The problem » All of the material below is to be retyped exactly.

Data section »
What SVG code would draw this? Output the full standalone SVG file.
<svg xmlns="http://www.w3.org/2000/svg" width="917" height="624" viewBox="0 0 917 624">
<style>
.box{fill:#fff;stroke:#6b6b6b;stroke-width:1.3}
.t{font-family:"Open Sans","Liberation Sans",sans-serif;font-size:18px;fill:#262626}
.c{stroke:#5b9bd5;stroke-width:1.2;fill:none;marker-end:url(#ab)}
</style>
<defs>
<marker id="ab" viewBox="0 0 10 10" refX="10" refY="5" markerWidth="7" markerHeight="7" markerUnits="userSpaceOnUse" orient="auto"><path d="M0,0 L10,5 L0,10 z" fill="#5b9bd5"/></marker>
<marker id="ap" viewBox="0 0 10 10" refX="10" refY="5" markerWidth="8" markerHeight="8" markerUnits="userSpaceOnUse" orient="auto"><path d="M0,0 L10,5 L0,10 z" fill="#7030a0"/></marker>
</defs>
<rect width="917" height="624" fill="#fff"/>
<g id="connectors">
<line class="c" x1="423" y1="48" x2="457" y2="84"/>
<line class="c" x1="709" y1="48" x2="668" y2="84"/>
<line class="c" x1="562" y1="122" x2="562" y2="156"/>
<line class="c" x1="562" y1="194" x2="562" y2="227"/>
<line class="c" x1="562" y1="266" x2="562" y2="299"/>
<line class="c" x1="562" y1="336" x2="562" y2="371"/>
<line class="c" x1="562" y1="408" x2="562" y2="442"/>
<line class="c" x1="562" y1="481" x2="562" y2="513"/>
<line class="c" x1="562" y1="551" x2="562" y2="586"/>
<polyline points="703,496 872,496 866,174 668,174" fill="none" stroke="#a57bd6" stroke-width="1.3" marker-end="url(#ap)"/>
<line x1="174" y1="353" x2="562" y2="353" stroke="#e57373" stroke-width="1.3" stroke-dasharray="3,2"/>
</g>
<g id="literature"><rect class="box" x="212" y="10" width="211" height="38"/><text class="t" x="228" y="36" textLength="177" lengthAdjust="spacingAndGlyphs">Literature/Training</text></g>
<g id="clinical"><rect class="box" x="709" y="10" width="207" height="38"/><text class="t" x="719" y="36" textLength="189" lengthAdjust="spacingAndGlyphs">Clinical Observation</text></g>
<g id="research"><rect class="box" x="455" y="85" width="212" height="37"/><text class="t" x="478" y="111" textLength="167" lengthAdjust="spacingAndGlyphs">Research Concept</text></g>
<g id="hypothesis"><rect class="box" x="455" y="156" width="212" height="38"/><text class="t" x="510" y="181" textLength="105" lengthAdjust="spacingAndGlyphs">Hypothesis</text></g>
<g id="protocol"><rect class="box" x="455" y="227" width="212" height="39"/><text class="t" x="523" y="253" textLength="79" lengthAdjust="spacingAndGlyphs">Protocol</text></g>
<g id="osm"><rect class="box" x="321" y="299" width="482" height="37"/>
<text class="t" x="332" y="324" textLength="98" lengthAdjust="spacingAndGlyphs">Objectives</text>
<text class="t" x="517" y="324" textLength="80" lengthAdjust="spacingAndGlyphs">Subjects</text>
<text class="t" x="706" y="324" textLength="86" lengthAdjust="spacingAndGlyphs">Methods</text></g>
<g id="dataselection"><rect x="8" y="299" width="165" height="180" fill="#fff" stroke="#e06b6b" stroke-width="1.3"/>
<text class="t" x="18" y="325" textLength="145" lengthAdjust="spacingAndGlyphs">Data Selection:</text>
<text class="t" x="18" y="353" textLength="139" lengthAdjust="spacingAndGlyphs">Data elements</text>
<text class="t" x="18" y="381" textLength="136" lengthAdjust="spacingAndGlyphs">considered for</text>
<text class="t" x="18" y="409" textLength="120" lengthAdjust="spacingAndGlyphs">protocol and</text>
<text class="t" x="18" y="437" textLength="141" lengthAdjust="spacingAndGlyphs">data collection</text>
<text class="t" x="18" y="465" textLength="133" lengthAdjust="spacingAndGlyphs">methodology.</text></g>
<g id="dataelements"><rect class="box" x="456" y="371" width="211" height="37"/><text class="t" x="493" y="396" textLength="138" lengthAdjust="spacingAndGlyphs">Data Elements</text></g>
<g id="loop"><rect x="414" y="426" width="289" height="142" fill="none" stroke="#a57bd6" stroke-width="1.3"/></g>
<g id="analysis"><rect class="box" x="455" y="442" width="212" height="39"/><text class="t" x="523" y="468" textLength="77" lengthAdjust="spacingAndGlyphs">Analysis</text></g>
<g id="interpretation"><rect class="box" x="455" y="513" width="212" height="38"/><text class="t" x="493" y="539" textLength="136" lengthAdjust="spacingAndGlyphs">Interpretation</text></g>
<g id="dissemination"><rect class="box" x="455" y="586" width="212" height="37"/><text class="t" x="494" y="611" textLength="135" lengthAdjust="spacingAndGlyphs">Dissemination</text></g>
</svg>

Expected answer »
What SVG code would draw this? Output the full standalone SVG file.
<svg xmlns="http://www.w3.org/2000/svg" width="917" height="624" viewBox="0 0 917 624">
<style>
.box{fill:#fff;stroke:#6b6b6b;stroke-width:1.3}
.t{font-family:"Open Sans","Liberation Sans",sans-serif;font-size:18px;fill:#262626}
.c{stroke:#5b9bd5;stroke-width:1.2;fill:none;marker-end:url(#ab)}
</style>
<defs>
<marker id="ab" viewBox="0 0 10 10" refX="10" refY="5" markerWidth="7" markerHeight="7" markerUnits="userSpaceOnUse" orient="auto"><path d="M0,0 L10,5 L0,10 z" fill="#5b9bd5"/></marker>
<marker id="ap" viewBox="0 0 10 10" refX="10" refY="5" markerWidth="8" markerHeight="8" markerUnits="userSpaceOnUse" orient="auto"><path d="M0,0 L10,5 L0,10 z" fill="#7030a0"/></marker>
</defs>
<rect width="917" height="624" fill="#fff"/>
<g id="connectors">
<line class="c" x1="423" y1="48" x2="457" y2="84"/>
<line class="c" x1="709" y1="48" x2="668" y2="84"/>
<line class="c" x1="562" y1="122" x2="562" y2="156"/>
<line class="c" x1="562" y1="194" x2="562" y2="227"/>
<line class="c" x1="562" y1="266" x2="562" y2="299"/>
<line class="c" x1="562" y1="336" x2="562" y2="371"/>
<line class="c" x1="562" y1="408" x2="562" y2="442"/>
<line class="c" x1="562" y1="481" x2="562" y2="513"/>
<line class="c" x1="562" y1="551" x2="562" y2="586"/>
<polyline points="703,496 872,496 866,174 668,174" fill="none" stroke="#a57bd6" stroke-width="1.3" marker-end="url(#ap)"/>
<line x1="174" y1="353" x2="562" y2="353" stroke="#e57373" stroke-width="1.3" stroke-dasharray="3,2"/>
</g>
<g id="literature"><rect class="box" x="212" y="10" width="211" height="38"/><text class="t" x="228" y="36" textLength="177" lengthAdjust="spacingAndGlyphs">Literature/Training</text></g>
<g id="clinical"><rect class="box" x="709" y="10" width="207" height="38"/><text class="t" x="719" y="36" textLength="189" lengthAdjust="spacingAndGlyphs">Clinical Observation</text></g>
<g id="research"><rect class="box" x="455" y="85" width="212" height="37"/><text class="t" x="478" y="111" textLength="167" lengthAdjust="spacingAndGlyphs">Research Concept</text></g>
<g id="hypothesis"><rect class="box" x="455" y="156" width="212" height="38"/><text class="t" x="510" y="181" textLength="105" lengthAdjust="spacingAndGlyphs">Hypothesis</text></g>
<g id="protocol"><rect class="box" x="455" y="227" width="212" height="39"/><text class="t" x="523" y="253" textLength="79" lengthAdjust="spacingAndGlyphs">Protocol</text></g>
<g id="osm"><rect class="box" x="321" y="299" width="482" height="37"/>
<text class="t" x="332" y="324" textLength="98" lengthAdjust="spacingAndGlyphs">Objectives</text>
<text class="t" x="517" y="324" textLength="80" lengthAdjust="spacingAndGlyphs">Subjects</text>
<text class="t" x="706" y="324" textLength="86" lengthAdjust="spacingAndGlyphs">Methods</text></g>
<g id="dataselection"><rect x="8" y="299" width="165" height="180" fill="#fff" stroke="#e06b6b" stroke-width="1.3"/>
<text class="t" x="18" y="325" textLength="145" lengthAdjust="spacingAndGlyphs">Data Selection:</text>
<text class="t" x="18" y="353" textLength="139" lengthAdjust="spacingAndGlyphs">Data elements</text>
<text class="t" x="18" y="381" textLength="136" lengthAdjust="spacingAndGlyphs">considered for</text>
<text class="t" x="18" y="409" textLength="120" lengthAdjust="spacingAndGlyphs">protocol and</text>
<text class="t" x="18" y="437" textLength="141" lengthAdjust="spacingAndGlyphs">data collection</text>
<text class="t" x="18" y="465" textLength="133" lengthAdjust="spacingAndGlyphs">methodology.</text></g>
<g id="dataelements"><rect class="box" x="456" y="371" width="211" height="37"/><text class="t" x="493" y="396" textLength="138" lengthAdjust="spacingAndGlyphs">Data Elements</text></g>
<g id="loop"><rect x="414" y="426" width="289" height="142" fill="none" stroke="#a57bd6" stroke-width="1.3"/></g>
<g id="analysis"><rect class="box" x="455" y="442" width="212" height="39"/><text class="t" x="523" y="468" textLength="77" lengthAdjust="spacingAndGlyphs">Analysis</text></g>
<g id="interpretation"><rect class="box" x="455" y="513" width="212" height="38"/><text class="t" x="493" y="539" textLength="136" lengthAdjust="spacingAndGlyphs">Interpretation</text></g>
<g id="dissemination"><rect class="box" x="455" y="586" width="212" height="37"/><text class="t" x="494" y="611" textLength="135" lengthAdjust="spacingAndGlyphs">Dissemination</text></g>
</svg>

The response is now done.